Il compito delle commissioni speciali è quello di occuparsi degli atti del governo, in attesa che si chiarisca la composizione di maggioranza e opposizione parlamentari, e possano dunque insediarsi le commissioni permanenti. Al Senato, l’organo è presieduto da Vito Crimi, senatore M5s, mentre per la carica omologa alla Camera i pentastellati avevano espresso la volontà di convergere su un nome della Lega nord, e le indiscrezioni danno come favorito il leghista Nicola Molteni (fino a martedì, il favorito era Giancarlo Giorgetti).

Le commissioni si sarebbero dovute limitare a fornire un parere obbligatorio ma non vincolante sulla riforma, che sarebbe poi tornata in mano al governo, che avrebbe potuto approvare definitivamente il testo, esercitando  così la delega fornita dal Parlamento.

«Ai fautori di “più gogna per tutti” – continua Bernardini – in nome della “sicurezza”, ricordo che la pena da infliggere ai colpevoli non deve essere esclusivamente il carcere che crea recidiva; si possono prevedere altre misure.

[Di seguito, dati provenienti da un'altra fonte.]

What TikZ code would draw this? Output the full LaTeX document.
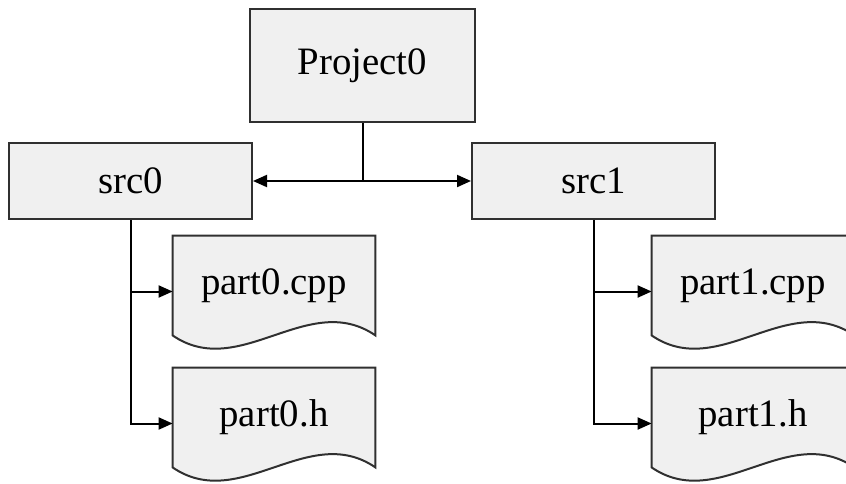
\documentclass[tikz,border=0pt]{standalone}
\usepackage{fontspec}
\setmainfont{Liberation Serif}
\usepackage{xcolor}
\usetikzlibrary{arrows.meta, positioning, calc, backgrounds}
\definecolor{boxgray}{HTML}{F0F0F0}
\definecolor{edgegray}{HTML}{303030}

\begin{document}
\begin{tikzpicture}[x=0.5pt, y=-0.5pt,
    every node/.style={font=\fontsize{19.4}{23}\selectfont},
    folder/.style={rectangle, draw=edgegray, fill=boxgray, line width=1pt, inner sep=0pt},
    doc/.style={rectangle, inner sep=0pt, minimum width=101pt, minimum height=49.5pt},
    link/.style={line width=1pt, -{Triangle[length=7pt, width=6pt]}}]
    \useasboundingbox (0,0) rectangle (846,483);
    \node[folder, minimum width=112.5pt, minimum height=56.5pt] (proj) at (362.5,65.5) {Project0};
    \node[folder, minimum width=121.5pt, minimum height=38pt] (src0) at (130.5,181) {src0};
    \node[folder, minimum width=121.5pt, minimum height=38pt] (src1) at (593.5,181) {src1};
    \node[doc] (p0c) at (274,285.5) {\raisebox{2pt}{part0.cpp}};
    \node[doc] (p0h) at (274,417.5) {\raisebox{2pt}{part0.h}};
    \node[doc] (p1c) at (753,285.5) {\raisebox{2pt}{part1.cpp}};
    \node[doc] (p1h) at (753,417.5) {\raisebox{2pt}{part1.h}};
    % page shapes with a wavy lower edge
    \begin{scope}[on background layer]
        \foreach \d in {p0c,p0h,p1c,p1h}
            \draw[draw=edgegray, fill=boxgray, line width=1pt]
                (\d.south west) -- (\d.north west) -- (\d.north east) -- (\d.south east)
                .. controls +(-67,-46) and ($(\d.south west)+(67,46)$) .. (\d.south west) -- cycle;
    \end{scope}
    \coordinate (hub) at (proj.south |- src0.east);
    \draw[line width=1pt] (proj.south) -- (hub);
    \draw[link] (hub) -- (src0.east);
    \draw[link] (hub) -- (src1.west);
    \draw[link] (src0.south) |- ($(p0c.west)+(0,6)$);
    \draw[link] (src0.south) |- ($(p0h.west)+(0,6)$);
    \draw[link] (src1.south) |- ($(p1c.west)+(0,6)$);
    \draw[link] (src1.south) |- ($(p1h.west)+(0,6)$);
\end{tikzpicture}
\end{document}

Misure alternative che sono più efficaci per un futuro reinserimento sociale». Bernardini sottolinea come la necessità dell’introduzione di pene alternative, come previsto dalla riforma, sia supportata da diversi studi e raccomandata anche dal comitato dei ministri del Consiglio d’Europa (un’organizzazione sovranazionale separata dall’Ue, ndr) che «in un pronunciamento del 2017, prevedeva espressamente che il diritto interno di ogni Paese comunitario persegua la riduzione del ricorso alle pene detentive in carcere, attraverso la disciplina di sanzioni e misure che non privino il soggetto della libertà personale».

Ma per Bernardini, e per tutti coloro che hanno manifestato il proprio impegno per l’approvazione della riforma, come l’Unione delle camere penali italiane, giuristi, associazioni e gran parte della comunità penitenziaria, la battaglia non finisce qui. La promessa, lanciata da Bernardini, è quella di continuare a presentare ricorsi e dossier alle corti italiane ed europee, per denunciare la sistematica violazione dei diritti umani nelle carceri italiane.

Anche il Garante nazionale dei diritti dei detenuti, Mauro Palma, è intervenuto sulla questione: «Negare un passaggio meramente consultivo finale – ha detto – che non prevede possibilità di intervento di merito denota una disattenzione grave rispetto all’ampio mondo di coloro che tale provvedimento da tempo attendono». Il garante esprime amarezza per la decisione della commissione, e fa notare come anche l’Europa avesse lodato l’iniziativa della riforma: «L’Europa, pur partendo da una prospettiva di sanzione nel 2013 per condizioni detentive irrispettose della dignità della persona, è giunta a riconoscere i passi che l’Italia ha compiuto per sanare tale grave criticità». Ma, con tale decisione, il Parlamento esprime la volontà di interrompere questo percorso, col rischio che la riforma finisca nel dimenticatoio.